L’intimidation et la pression sur les épaules des français avaient commencé bien en amont de la rencontre, finalement achevée sur un match nul (26-26) qui avait envoyé les Bleus en demi-finale et laissé la Croatie aux portes du dernier carré. A l’hôtel des français, Daniel Costantini avait en effet reçu une visite bien particulière avant la rencontre. « On a frappé à ma porte, ce qui était rare pour ne pas dire improbable, raconte l’ancien sélectionneur tricolore dans « La grande saga du handball français ». Une montagne se dressait devant moi et son discours a été très clair : « Si vous faîtes un trop bon match, on va t’envoyer du monde. » Bon, je n’en menais pas large mais on savait aussi qu’en Croatie tout était possible.

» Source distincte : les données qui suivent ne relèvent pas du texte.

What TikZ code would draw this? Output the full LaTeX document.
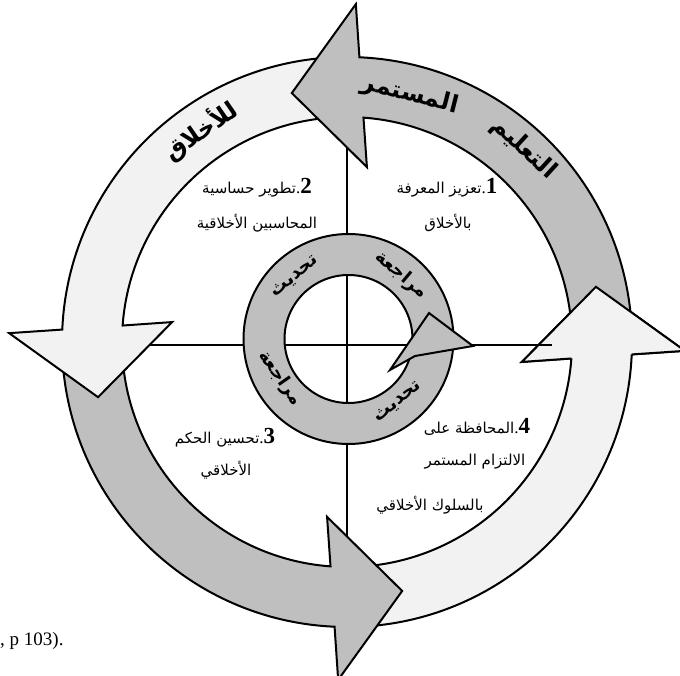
\documentclass[tikz,border=0pt]{standalone}
\usepackage{fontspec}
\setmainfont{Liberation Serif}
\newfontfamily\arabicfont[Script=Arabic]{DejaVu Sans}
\TeXXeTstate=1
\usepackage{xcolor}
\definecolor{arcgray}{HTML}{BFBFBF}
\definecolor{arclight}{HTML}{F2F2F2}

% one block arrow of the outer cycle, head at the top
\newcommand\cyclearrow{(2:225) -- (2:285) arc[start angle=2, end angle=87.5, radius=285]
  -- (88.5:338) -- (102.5:255) -- (83.5:176) -- (85.8:225) arc[start angle=85.8, end angle=2, radius=225] -- cycle}
\newcommand\cyclehead{(87.5:285) -- (88.5:338) -- (102.5:255) -- (83.5:176) -- (85.8:225)}
\newcommand\itemno[1]{{\rmfamily\bfseries\fontsize{23}{23}\selectfont #1}{\rmfamily\fontsize{17}{17}\selectfont.}}

\begin{document}
\begin{tikzpicture}[x=1pt,y=1pt,
    arcline/.style={draw=black, line width=2pt, line join=miter},
    crossline/.style={line width=2.6pt},
    quad/.style={font=\arabicfont\fontsize{15}{18}\selectfont, inner sep=0pt},
    ringword/.style={font=\arabicfont\bfseries\fontsize{24}{26}\selectfont, inner sep=0pt},
    hubword/.style={font=\arabicfont\bfseries\fontsize{18}{20}\selectfont, inner sep=0pt}]
\useasboundingbox (-347,-333) rectangle (333,342);

% outer cycle, each head lies over the next tail
\begin{scope}[rotate=270]
  \draw[arcline, fill=arclight] \cyclearrow;
\end{scope}
\begin{scope}[rotate=180]
  \draw[arcline, fill=arcgray] \cyclearrow;
\end{scope}
\begin{scope}[rotate=90]
  \draw[arcline, fill=arclight] \cyclearrow;
\end{scope}
\draw[arcline, fill=arcgray] \cyclearrow;
% head of the right arrow again, over the tail of the top one
\begin{scope}[rotate=270]
  \fill[arclight] \cyclehead -- cycle;
  \draw[arcline] \cyclehead;
\end{scope}

\draw[crossline] (-197.5,-3) -- (205,-3);
\draw[crossline] (0,194.5) -- (0,-194.5);

% inner ring
\coordinate (hub) at (1.5,3);
\draw[arcline, fill=arcgray, even odd rule] (hub) circle[radius=105] (hub) circle[radius=64];
\draw[arcline, fill=arcgray] (82,29) -- (126,-4) -- (68,-14) -- (43,-28) -- cycle;

% words on the rings
\node[ringword, rotate=-42.4] (teach) at (47.6:262) {\beginR التعليم\endR};
\node[ringword, rotate=-14.3] (steady) at (75.7:255) {\beginR المستمر\endR};
\node[ringword, rotate=34.7] (ethics) at (124.7:257) {\beginR للأخلاق\endR};
\node[hubword, rotate=-40] (review1) at (54,67) {\beginR مراجعة\endR};
\node[hubword, rotate=40] (update1) at (-52,65) {\beginR تحديث\endR};
\node[hubword, rotate=-55] (review2) at (-67,-36) {\beginR مراجعة\endR};
\node[hubword, rotate=39] (update2) at (51,-60) {\beginR تحديث\endR};

% quadrants
\node[quad] (q1a) at (100,154) {\beginR\itemno{1}تعزيز المعرفة\endR};
\node[quad] (q1b) at (101,119) {\beginR بالأخلاق\endR};
\node[quad] (q2a) at (-90,154) {\beginR\itemno{2}تطوير حساسية\endR};
\node[quad] (q2b) at (-90,119) {\beginR المحاسبين الأخلاقية\endR};
\node[quad] (q3a) at (-122,-96) {\beginR\itemno{3}تحسين الحكم\endR};
\node[quad] (q3b) at (-121,-128) {\beginR الأخلاقي\endR};
\node[quad] (q4a) at (130,-85) {\beginR\itemno{4}المحافظة على\endR};
\node[quad] (q4b) at (128,-120) {\beginR الالتزام المستمر\endR};
\node[quad] (q4c) at (83,-163) {\beginR بالسلوك الأخلاقي\endR};

\node[anchor=west, inner sep=0pt, font=\fontsize{19}{19}\selectfont] (source) at (-347,-299) {, p 103).};
\end{tikzpicture}
\end{document}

On n’avait pas besoin de ce match, on aurait pu le balancer et céder à la menace. Oui, on aurait pu faire l’impasse. » Les téléphones qui n’avaient pas cessé de sonner dans les chambres des Bleus la veille du match avaient même obligé Daniel Costantini à remettre de l’ordre auprès de la réception pour que le calme demeure.
Les Bleus avaient évidemment décidé de jouer le match à fond malgré ce contexte lourd et pesant. L’un des joueurs français était une cible privilégiée pour installer le doute dans la tête de l’équipe de France. Naturalisé français en 1998 et natif de Banja Luka (ex Yougoslavie), Andrej Golic vit alors un Euro particulier. Celui qui a effectué une grande partie de sa carrière à Montpellier (1992-2006) est régulièrement pris pour cible. « Il fallait être costaud dans sa tête parce que tous les jours on me faisait plein d’allusions, raconte-t-il. C’était du style : « Dédé, fais gaffe quand même. » Largement dominée en demi-finale par la Russie (30-23), la France avait pris la quatrième place de l’Euro avec trois de ses joueurs dans le top 10 des meilleurs buteurs : Patrick Cazal (n°3), Bertrand Gille et Jackson Richardson (n°9 à égalité). Mais le plus important s’était certainement joué ce 27 janvier 2000, lorsque la France avait su résister à la pression locale. Un an plus tard, les Bleus étaient sacrés champions du monde pour la deuxième fois de leur histoire à Bercy.